## Exercise goal
Do not repeat pictures. Repeat exactly the lines of the listing below from its first line through the line with "1.5, 1.5, 1.5]".

## Available data

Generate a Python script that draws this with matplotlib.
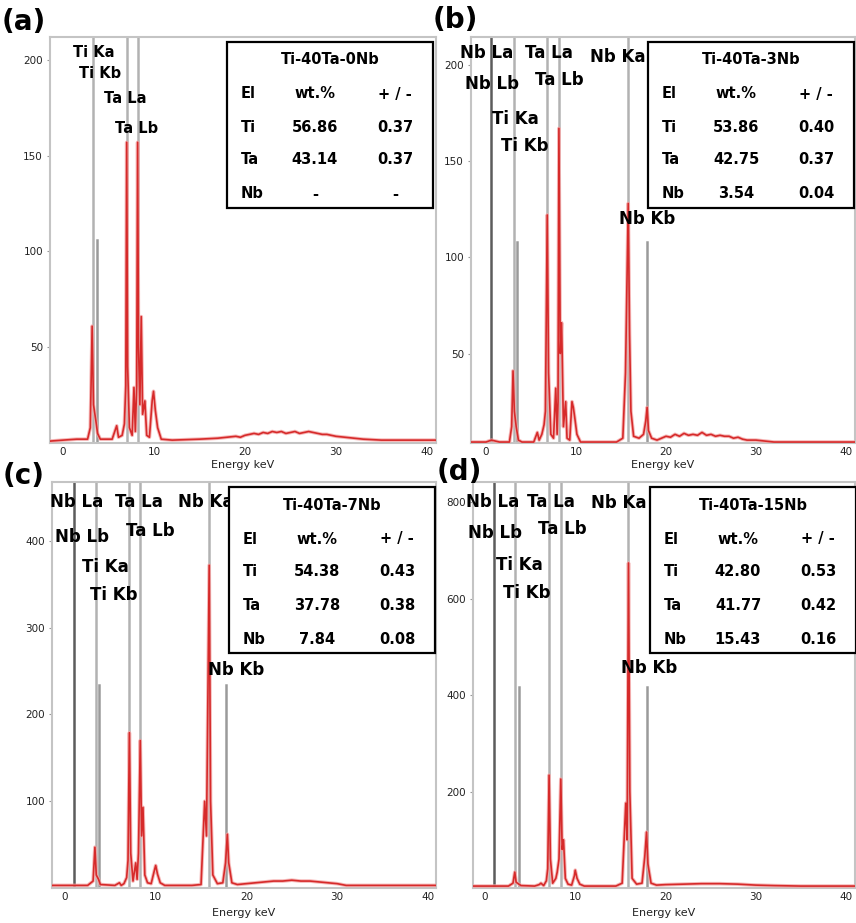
import numpy as np
import matplotlib.pyplot as plt
from matplotlib.patches import Rectangle

W, H = 856, 923

# ---- spectra (energy keV, counts) ----
energy_a = [-1.4, 0, 1.5, 2.7, 3.0, 3.2, 3.35, 3.6, 3.8, 4.1, 5.4, 5.9, 6.1, 6.5, 6.75, 6.9, 7.0, 7.1,
            7.3, 7.6, 7.8, 7.95, 8.1, 8.2, 8.3, 8.45, 8.6, 8.75, 9.0, 9.2, 9.5, 9.8, 9.95, 10.15, 10.4,
            10.8, 12, 15, 17, 18, 19, 19.5, 20, 20.5, 21, 21.5, 22, 22.5, 23, 23.5, 24, 24.5, 25, 25.5,
            26, 26.5, 27, 27.5, 28, 28.5, 29, 29.5, 30, 31, 32, 33, 35, 38, 41]
counts_a = [1, 1.5, 2, 2, 8, 61, 20, 12, 5, 2, 2, 9, 3, 4, 10, 30, 157, 40,
            8, 4, 29, 6, 30, 157, 50, 20, 66, 15, 22, 4, 3, 22, 27, 17, 8,
            2, 1.5, 2, 2.5, 3, 3.5, 3, 4, 4.5, 5, 4.5, 5.5, 5, 6, 5.5, 6, 5, 5.5, 6,
            5, 5.5, 6, 5.5, 5, 4.5, 4.5, 4, 3.5, 3, 2.5, 2, 1.5, 1.5, 1.5]

energy_b = [-1.7, 0, 0.6, 1.5, 2.6, 2.85, 3.0, 3.15, 3.35, 3.6, 4.0, 5.3, 5.7, 5.9, 6.2, 6.45, 6.6, 6.8,
            6.95, 7.2, 7.5, 7.75, 7.9, 8.0, 8.1, 8.25, 8.4, 8.6, 8.85, 9.0, 9.3, 9.55, 9.7, 9.85, 10.1,
            10.5, 12, 14.5, 15.2, 15.5, 15.8, 15.95, 16.1, 16.4, 17.0, 17.5, 17.75, 17.9, 18.05, 18.4,
            19, 19.5, 20, 20.5, 21, 21.5, 22, 22.5, 23, 23.5, 24, 24.5, 25, 25.5, 26, 26.5, 27, 27.5,
            28, 28.5, 29, 30, 31, 32, 34, 38, 41.2]
counts_b = [4, 4, 5, 4, 4, 12, 41, 20, 12, 5, 4, 4, 9, 5, 8, 13, 20, 122,
            40, 8, 6, 32, 8, 25, 167, 50, 66, 12, 25, 6, 5, 25, 22, 17, 8,
            4, 4, 4, 6, 40, 128, 60, 20, 7, 6, 8, 15, 22, 10, 6,
            5, 6, 7, 6.5, 8, 7, 8.5, 7.5, 8, 7.5, 9, 7.5, 8, 7, 7.5, 7, 7, 6,
            6.5, 5.5, 5, 5, 4.5, 4, 4, 4, 4]

energy_c = [-1.5, 0, 1, 2.5, 3.1, 3.3, 3.45, 3.7, 3.9, 5.5, 6.0, 6.2, 6.5, 6.8, 6.95, 7.1, 7.25, 7.5,
            7.8, 7.95, 8.1, 8.3, 8.45, 8.6, 8.8, 9.1, 9.5, 9.85, 10.0, 10.2, 10.5, 11, 14, 15.0, 15.4,
            15.6, 15.9, 16.05, 16.3, 16.8, 17.4, 17.7, 17.9, 18.05, 18.4, 19, 20, 21, 22, 23, 24, 25,
            26, 27, 28, 29, 30, 31, 35, 40.9]
counts_c = [3, 3, 3, 3, 8, 47, 15, 10, 4, 3, 6, 3, 5, 12, 32, 179, 40, 8,
            29, 10, 40, 170, 60, 93, 15, 6, 5, 20, 26, 16, 6, 3, 3, 4, 100,
            60, 372, 100, 15, 5, 6, 29, 62, 29, 6, 4, 5, 6, 7, 8, 8, 9,
            8, 8, 7, 6, 5, 3, 3, 3]

energy_d = [-1.3, 0, 1, 2.6, 3.1, 3.3, 3.45, 3.75, 4, 5.5, 6.0, 6.2, 6.5, 6.8, 6.95, 7.1, 7.25, 7.5,
            7.85, 8.0, 8.2, 8.4, 8.55, 8.7, 8.9, 9.2, 9.6, 9.9, 10.0, 10.2, 10.5, 11, 14.5, 15.2, 15.6,
            15.75, 15.9, 16.05, 16.3, 16.8, 17.4, 17.7, 17.9, 18.05, 18.4, 19, 20, 22, 24, 26, 28, 30,
            32, 35, 41]
counts_d = [4, 4, 4, 4, 10, 33, 12, 8, 5, 4, 7, 10, 5, 15, 40, 234, 60, 10,
            20, 33, 60, 226, 80, 100, 20, 8, 6, 25, 37, 20, 8, 4, 4, 10, 176,
            100, 674, 200, 20, 8, 10, 64, 116, 50, 10, 6, 7, 8, 9, 9, 8, 6,
            5, 4, 4]

# ---- element marker lines (keV, height; None = full height) ----
lines_a = [3.3, 3.7, 7.0, 8.2]
tops_a = [None, 106, None, None]
lines_b = [0.6, 3.1, 3.4, 6.8, 8.1, 15.8, 17.9]
tops_b = [None, None, 108, None, None, None, 108]
lines_c = [1.0, 3.4, 3.7, 7.05, 8.3, 15.9, 17.8]
tops_c = [None, None, 234, None, None, None, 234]
lines_d = [1.0, 3.3, 3.8, 7.1, 8.4, 15.9, 17.9]
tops_d = [None, None, 417, None, None, None, 417]

# ---- peak labels ----
names_a = ['Ti Ka', 'Ti Kb', 'Ta La', 'Ta Lb']
lab_x_a = [1.1, 1.8, 4.5, 5.7]
lab_y_a = [204, 193, 180, 164]

names_bcd = ['Nb La', 'Ta La', 'Nb Ka', 'Nb Lb', 'Ta Lb', 'Ti Ka', 'Ti Kb', 'Nb Kb']
lab_x_b = [-2.9, 4.3, 11.6, -2.3, 5.4, 0.7, 1.7, 14.8]
lab_y_b = [206, 206, 204, 190, 192, 172, 158, 120]
lab_x_c = [-1.65, 5.5, 12.5, -1.1, 6.7, 1.9, 2.75, 15.8]
lab_y_c = [445, 445, 445, 405, 412, 370, 338, 251]
lab_x_d = [-2.1, 4.65, 11.7, -1.9, 5.9, 1.2, 2.0, 15.1]
lab_y_d = [801, 801, 799, 736, 745, 670, 612, 456]

# ---- composition tables ----
titles = ['Ti-40Ta-0Nb', 'Ti-40Ta-3Nb', 'Ti-40Ta-7Nb', 'Ti-40Ta-15Nb']
elements = ['Ti', 'Ta', 'Nb']
wt = [['56.86', '43.14', '-'], ['53.86', '42.75', '3.54'],
      ['54.38', '37.78', '7.84'], ['42.80', '41.77', '15.43']]
err = [['0.37', '0.37', '-'], ['0.40', '0.37', '0.04'],
       ['0.43', '0.38', '0.08'], ['0.53', '0.42', '0.16']]

letters = ['(a)', '(b)', '(c)', '(d)']
yticks = [[50, 100, 150, 200], [50, 100, 150, 200], [100, 200, 300, 400], [200, 400, 600, 800]]

# pixel boxes of the axes (left, top, right, bottom) and limits
boxes = [(50, 37, 436, 443), (471, 37, 855, 443), (52, 482, 436, 888), (473, 482, 855, 888)]
xlims = [(-1.43, 41.0), (-1.67, 41.0), (-1.43, 40.9), (-1.33, 41.0)]
ylims = [(0, 212), (3.5, 214.5), (0, 468), (0, 842)]
letter_pos = [(24, 22), (455, 20), (24, 476), (459, 472)]

spectra = [(energy_a, counts_a), (energy_b, counts_b), (energy_c, counts_c), (energy_d, counts_d)]
markers = [(lines_a, tops_a), (lines_b, tops_b), (lines_c, tops_c), (lines_d, tops_d)]
labels = [(names_a, lab_x_a, lab_y_a, 10.5), (names_bcd, lab_x_b, lab_y_b, 12),
          (names_bcd, lab_x_c, lab_y_c, 12), (names_bcd, lab_x_d, lab_y_d, 12)]

fig = plt.figure(figsize=(W / 100, H / 100), dpi=100)


def fx(x):
    return x / W


def fy(y):
    return 1 - y / H


for i in range(4):
    l, t, r, b = boxes[i]
    ax = fig.add_axes([fx(l), fy(b), (r - l) / W, (b - t) / H])
    ax.set_xlim(*xlims[i])
    ax.set_ylim(*ylims[i])

    # element lines
    le, tp = markers[i]
    for k, (e, top) in enumerate(zip(le, tp)):
        if top is None:
            c = '#5c5c5c' if (i > 0 and k == 0) else '#b2b2b2'
            ax.axvline(e, color=c, lw=1.8, zorder=2)
        else:
            ax.plot([e, e], [ylims[i][0], top], color='#9a9a9a', lw=1.8, zorder=2)

    e, c = spectra[i]
    ax.plot(e, c, color='#f4a6a6', lw=2.6, zorder=3, alpha=0.8)
    ax.plot(e, c, color='#d62a2a', lw=1.2, zorder=3)

    names, lx, ly, fs = labels[i]
    for s, x, y in zip(names, lx, ly):
        ax.text(x, y, s, fontsize=fs, fontweight='bold', ha='left', va='center',
                zorder=5, clip_on=False)

    for sp in ax.spines.values():
        sp.set_color('#c4c4c4')
        sp.set_linewidth(1.5)
    ax.set_xticks([0, 10, 20, 30, 40])
    ax.set_yticks(yticks[i])
    ax.tick_params(axis='x', length=0, pad=3, labelsize=7.5, labelcolor='#222222')
    ax.tick_params(axis='y', length=2, width=0.8, color='#999999', pad=3,
                   labelsize=7.5, labelcolor='#222222')
    ax.set_xlabel('Energy keV', fontsize=8, labelpad=2 if i < 2 else 4, color='#222222')

    # table box
    bx, by, bw, bh = l + 177, t + 5, 206, 166
    fig.add_artist(Rectangle((fx(bx), fy(by + bh)), bw / W, bh / H, transform=fig.transFigure,
                             facecolor='white', edgecolor='black', lw=1.6, zorder=8))
    kw = dict(fontsize=10.5, fontweight='bold', va='center', zorder=9)
    fig.text(fx(bx + 103), fy(by + 18), titles[i], ha='center', **kw)
    fig.text(fx(bx + 14), fy(by + 52), 'El', ha='left', **kw)
    fig.text(fx(bx + 88), fy(by + 52), 'wt.%', ha='center', **kw)
    fig.text(fx(bx + 168), fy(by + 52), '+ / -', ha='center', **kw)
    for r_, yy in enumerate([85, 118, 152]):
        fig.text(fx(bx + 14), fy(by + yy), elements[r_], ha='left', **kw)
        fig.text(fx(bx + 88), fy(by + yy), wt[i][r_], ha='center', **kw)
        fig.text(fx(bx + 168), fy(by + yy), err[i][r_], ha='center', **kw)

    px, py = letter_pos[i]
    fig.text(fx(px), fy(py), letters[i], fontsize=20, fontweight='bold', ha='center', va='center')

fig.savefig('out.png', dpi=100)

## Response
Generate a Python script that draws this with matplotlib.
import numpy as np
import matplotlib.pyplot as plt
from matplotlib.patches import Rectangle

W, H = 856, 923

# ---- spectra (energy keV, counts) ----
energy_a = [-1.4, 0, 1.5, 2.7, 3.0, 3.2, 3.35, 3.6, 3.8, 4.1, 5.4, 5.9, 6.1, 6.5, 6.75, 6.9, 7.0, 7.1,
            7.3, 7.6, 7.8, 7.95, 8.1, 8.2, 8.3, 8.45, 8.6, 8.75, 9.0, 9.2, 9.5, 9.8, 9.95, 10.15, 10.4,
            10.8, 12, 15, 17, 18, 19, 19.5, 20, 20.5, 21, 21.5, 22, 22.5, 23, 23.5, 24, 24.5, 25, 25.5,
            26, 26.5, 27, 27.5, 28, 28.5, 29, 29.5, 30, 31, 32, 33, 35, 38, 41]
counts_a = [1, 1.5, 2, 2, 8, 61, 20, 12, 5, 2, 2, 9, 3, 4, 10, 30, 157, 40,
            8, 4, 29, 6, 30, 157, 50, 20, 66, 15, 22, 4, 3, 22, 27, 17, 8,
            2, 1.5, 2, 2.5, 3, 3.5, 3, 4, 4.5, 5, 4.5, 5.5, 5, 6, 5.5, 6, 5, 5.5, 6,
            5, 5.5, 6, 5.5, 5, 4.5, 4.5, 4, 3.5, 3, 2.5, 2, 1.5, 1.5, 1.5]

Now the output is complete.